Dear Mr Simmons,
As a writer I appreciate the imagery of your words when you paint a picture of a murdered rock n’ roll, I can almost see the stab wounds. Your statement that “Some brilliance, somewhere, was going to be expressed, and now it won’t, because it’s that much harder to earn a living playing and writing songs. No one will pay you to do it.” Makes me believe that you have forgotten your roots (if they were ever yours at all). The kid that makes his fingers bleed learning his favorite Beatles song, or the Muse fan who’s parents have to constantly tell him to “turn that nonsense down” as he struggles to learn the baseline to every song on The Resistance, the girl who is learning guitar and singing her own personal lyrics because she just HAS to get them out…. Rock n’ roll is as alive as ever to them.
I agree that illegal file sharing is indeed, stealing. As a woman who is personally affected by this very theft, I ask you, when was the true spirit of rock n’ roll all about money? Isn’t the money a possible result instead of the REASON to rock? You know what? I think you’re a grumpy old business man who may have never understood the magic of rock n’ roll. I think that you count your money instead of your blessings.

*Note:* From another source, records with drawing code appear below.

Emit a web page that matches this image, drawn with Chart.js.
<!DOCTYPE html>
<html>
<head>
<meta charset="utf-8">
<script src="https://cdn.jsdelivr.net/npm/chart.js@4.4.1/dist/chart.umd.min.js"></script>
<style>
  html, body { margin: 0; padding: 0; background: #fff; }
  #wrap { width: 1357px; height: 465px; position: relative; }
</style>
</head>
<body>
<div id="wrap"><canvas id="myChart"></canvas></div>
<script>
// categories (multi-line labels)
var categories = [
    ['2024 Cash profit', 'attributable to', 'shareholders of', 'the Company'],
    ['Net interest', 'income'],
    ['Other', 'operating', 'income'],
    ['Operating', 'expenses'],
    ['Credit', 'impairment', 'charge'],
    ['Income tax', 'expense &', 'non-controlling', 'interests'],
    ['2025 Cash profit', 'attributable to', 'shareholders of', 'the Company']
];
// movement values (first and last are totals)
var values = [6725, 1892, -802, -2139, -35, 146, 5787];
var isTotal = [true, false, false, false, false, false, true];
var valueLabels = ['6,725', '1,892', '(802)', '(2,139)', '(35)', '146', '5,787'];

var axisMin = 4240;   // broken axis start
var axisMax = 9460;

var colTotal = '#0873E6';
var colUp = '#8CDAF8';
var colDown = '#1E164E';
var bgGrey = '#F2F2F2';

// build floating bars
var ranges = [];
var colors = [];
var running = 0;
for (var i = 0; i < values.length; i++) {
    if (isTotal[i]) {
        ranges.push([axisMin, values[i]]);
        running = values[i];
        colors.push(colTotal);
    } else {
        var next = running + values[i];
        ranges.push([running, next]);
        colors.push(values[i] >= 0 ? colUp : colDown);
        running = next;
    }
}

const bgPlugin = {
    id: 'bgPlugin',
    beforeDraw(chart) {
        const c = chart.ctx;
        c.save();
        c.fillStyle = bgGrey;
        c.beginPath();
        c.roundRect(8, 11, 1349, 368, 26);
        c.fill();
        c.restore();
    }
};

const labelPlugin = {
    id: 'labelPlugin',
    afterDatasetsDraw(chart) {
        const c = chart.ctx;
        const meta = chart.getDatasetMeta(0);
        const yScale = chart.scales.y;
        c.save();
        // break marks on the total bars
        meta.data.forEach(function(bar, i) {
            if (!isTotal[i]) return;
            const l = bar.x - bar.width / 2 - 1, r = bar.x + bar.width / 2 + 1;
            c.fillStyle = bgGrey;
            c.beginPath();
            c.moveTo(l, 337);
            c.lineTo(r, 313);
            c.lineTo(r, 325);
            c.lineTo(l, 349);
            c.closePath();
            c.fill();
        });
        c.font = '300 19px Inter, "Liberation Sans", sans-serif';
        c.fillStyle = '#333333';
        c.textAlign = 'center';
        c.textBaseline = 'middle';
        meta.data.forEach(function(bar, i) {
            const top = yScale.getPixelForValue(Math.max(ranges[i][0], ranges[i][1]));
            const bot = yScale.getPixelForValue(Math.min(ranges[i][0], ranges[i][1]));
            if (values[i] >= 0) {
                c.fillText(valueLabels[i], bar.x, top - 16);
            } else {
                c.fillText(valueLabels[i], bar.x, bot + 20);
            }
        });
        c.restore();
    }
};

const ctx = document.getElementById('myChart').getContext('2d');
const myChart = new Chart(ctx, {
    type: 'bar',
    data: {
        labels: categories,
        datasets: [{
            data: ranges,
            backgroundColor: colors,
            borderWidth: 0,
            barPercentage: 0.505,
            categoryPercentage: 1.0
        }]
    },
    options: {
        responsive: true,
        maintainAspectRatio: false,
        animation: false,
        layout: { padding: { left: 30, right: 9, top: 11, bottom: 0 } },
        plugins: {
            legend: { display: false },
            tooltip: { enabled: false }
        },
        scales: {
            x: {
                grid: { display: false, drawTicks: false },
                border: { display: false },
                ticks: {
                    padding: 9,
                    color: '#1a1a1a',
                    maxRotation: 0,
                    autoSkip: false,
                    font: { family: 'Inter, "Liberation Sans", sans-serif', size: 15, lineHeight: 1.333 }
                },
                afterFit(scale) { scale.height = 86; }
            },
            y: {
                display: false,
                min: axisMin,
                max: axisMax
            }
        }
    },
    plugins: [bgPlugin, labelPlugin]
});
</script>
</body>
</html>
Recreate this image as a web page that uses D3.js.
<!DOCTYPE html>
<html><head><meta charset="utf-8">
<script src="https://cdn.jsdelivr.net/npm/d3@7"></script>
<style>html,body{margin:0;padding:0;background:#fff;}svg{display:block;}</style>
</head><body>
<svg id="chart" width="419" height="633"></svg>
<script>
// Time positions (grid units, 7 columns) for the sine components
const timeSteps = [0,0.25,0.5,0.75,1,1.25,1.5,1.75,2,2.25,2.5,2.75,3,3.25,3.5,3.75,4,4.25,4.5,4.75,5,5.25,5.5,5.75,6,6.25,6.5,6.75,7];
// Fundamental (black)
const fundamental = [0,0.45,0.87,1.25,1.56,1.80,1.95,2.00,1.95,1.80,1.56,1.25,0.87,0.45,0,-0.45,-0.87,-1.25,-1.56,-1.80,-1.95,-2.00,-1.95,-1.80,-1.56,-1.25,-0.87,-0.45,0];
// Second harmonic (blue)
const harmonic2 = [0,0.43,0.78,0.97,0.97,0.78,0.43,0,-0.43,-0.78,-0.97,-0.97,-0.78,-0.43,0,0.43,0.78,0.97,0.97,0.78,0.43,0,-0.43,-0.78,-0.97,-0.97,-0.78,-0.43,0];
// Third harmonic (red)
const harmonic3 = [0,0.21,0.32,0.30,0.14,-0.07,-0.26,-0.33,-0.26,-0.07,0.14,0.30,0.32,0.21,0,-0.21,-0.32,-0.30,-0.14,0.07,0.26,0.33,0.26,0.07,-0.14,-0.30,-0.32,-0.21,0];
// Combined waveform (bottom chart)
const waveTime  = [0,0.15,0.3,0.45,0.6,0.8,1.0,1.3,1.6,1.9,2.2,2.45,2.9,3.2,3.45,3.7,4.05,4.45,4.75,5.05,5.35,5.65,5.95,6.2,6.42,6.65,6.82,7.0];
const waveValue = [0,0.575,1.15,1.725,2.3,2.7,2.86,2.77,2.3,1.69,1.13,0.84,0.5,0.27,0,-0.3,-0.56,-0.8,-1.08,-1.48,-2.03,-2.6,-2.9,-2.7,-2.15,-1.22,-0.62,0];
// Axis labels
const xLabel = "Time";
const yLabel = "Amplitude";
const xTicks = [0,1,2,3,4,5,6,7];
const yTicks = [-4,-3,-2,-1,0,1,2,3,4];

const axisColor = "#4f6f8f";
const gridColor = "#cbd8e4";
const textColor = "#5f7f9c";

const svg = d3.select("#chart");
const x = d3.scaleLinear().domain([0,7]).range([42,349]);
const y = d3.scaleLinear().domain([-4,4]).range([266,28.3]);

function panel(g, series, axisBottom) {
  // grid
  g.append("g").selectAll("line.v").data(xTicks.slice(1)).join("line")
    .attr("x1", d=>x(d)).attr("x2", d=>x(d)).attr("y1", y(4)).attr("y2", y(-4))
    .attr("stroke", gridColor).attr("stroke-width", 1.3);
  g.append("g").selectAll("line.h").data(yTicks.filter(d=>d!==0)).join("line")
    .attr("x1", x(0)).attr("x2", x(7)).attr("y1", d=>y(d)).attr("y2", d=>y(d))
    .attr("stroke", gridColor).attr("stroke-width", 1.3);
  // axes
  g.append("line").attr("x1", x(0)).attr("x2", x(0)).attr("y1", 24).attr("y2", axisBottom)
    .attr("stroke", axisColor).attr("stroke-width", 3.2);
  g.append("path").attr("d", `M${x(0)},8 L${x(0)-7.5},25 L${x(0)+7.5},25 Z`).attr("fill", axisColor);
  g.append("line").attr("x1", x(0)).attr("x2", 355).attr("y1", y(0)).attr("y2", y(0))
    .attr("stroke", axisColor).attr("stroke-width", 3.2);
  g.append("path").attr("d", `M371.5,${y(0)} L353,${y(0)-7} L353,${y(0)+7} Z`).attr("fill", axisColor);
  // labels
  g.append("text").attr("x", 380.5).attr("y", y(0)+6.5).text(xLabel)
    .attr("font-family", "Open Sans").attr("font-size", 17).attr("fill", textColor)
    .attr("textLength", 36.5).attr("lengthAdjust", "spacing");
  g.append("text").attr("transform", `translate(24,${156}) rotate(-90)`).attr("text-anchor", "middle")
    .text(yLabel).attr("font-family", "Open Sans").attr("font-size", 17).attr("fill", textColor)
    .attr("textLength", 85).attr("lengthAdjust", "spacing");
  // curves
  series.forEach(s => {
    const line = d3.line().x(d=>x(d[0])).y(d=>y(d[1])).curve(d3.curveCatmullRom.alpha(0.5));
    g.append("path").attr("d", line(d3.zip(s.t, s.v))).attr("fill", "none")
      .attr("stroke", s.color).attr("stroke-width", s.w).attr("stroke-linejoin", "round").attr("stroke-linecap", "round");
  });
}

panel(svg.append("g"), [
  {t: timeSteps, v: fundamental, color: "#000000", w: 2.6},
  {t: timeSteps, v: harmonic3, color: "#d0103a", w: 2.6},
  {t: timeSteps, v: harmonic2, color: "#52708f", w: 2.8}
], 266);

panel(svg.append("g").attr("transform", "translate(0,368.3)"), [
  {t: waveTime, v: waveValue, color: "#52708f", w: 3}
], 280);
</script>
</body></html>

Some people might say that being loyal to your bros and remembering where you came from is part of the spirit of rock. Your refusal to allow your two fellow founding members of KISS to perform at your induction to the hall of fame, for the very genre that you now openly mock, is kinda shity. I mean, do you think you came up alone? Maybe it’s not rock n’ roll that’s dead, maybe it’s something inside you.
“Don’t quit your day job.” Is, indeed, fantastic advice. A career in rock n’ roll is a crap shoot. There are millions of uber talented people out there who will never have the ear of anyone “who matters”. They will never play to a crowd and will never be discovered… But rock n’ roll is alive in them every time they touch those strings or pick up a pair of sticks. Why? Because rock n’ roll is a feeling, it’s a state of mind that is not defined by a paycheck.
Keep rockin’ kids! Prove this old fart wrong! Have faith that like many industries that have faced what seemed like certain death because of technological changes, rock n’roll will figure it out. There will be shifts and changes and there will still be rock stars! Rock n’ roll will never die!
Sincerely,
Jenny Klooster, mother of two kids that rock
Like she said Mr. Simmons. Put that in you pipe and smoke it!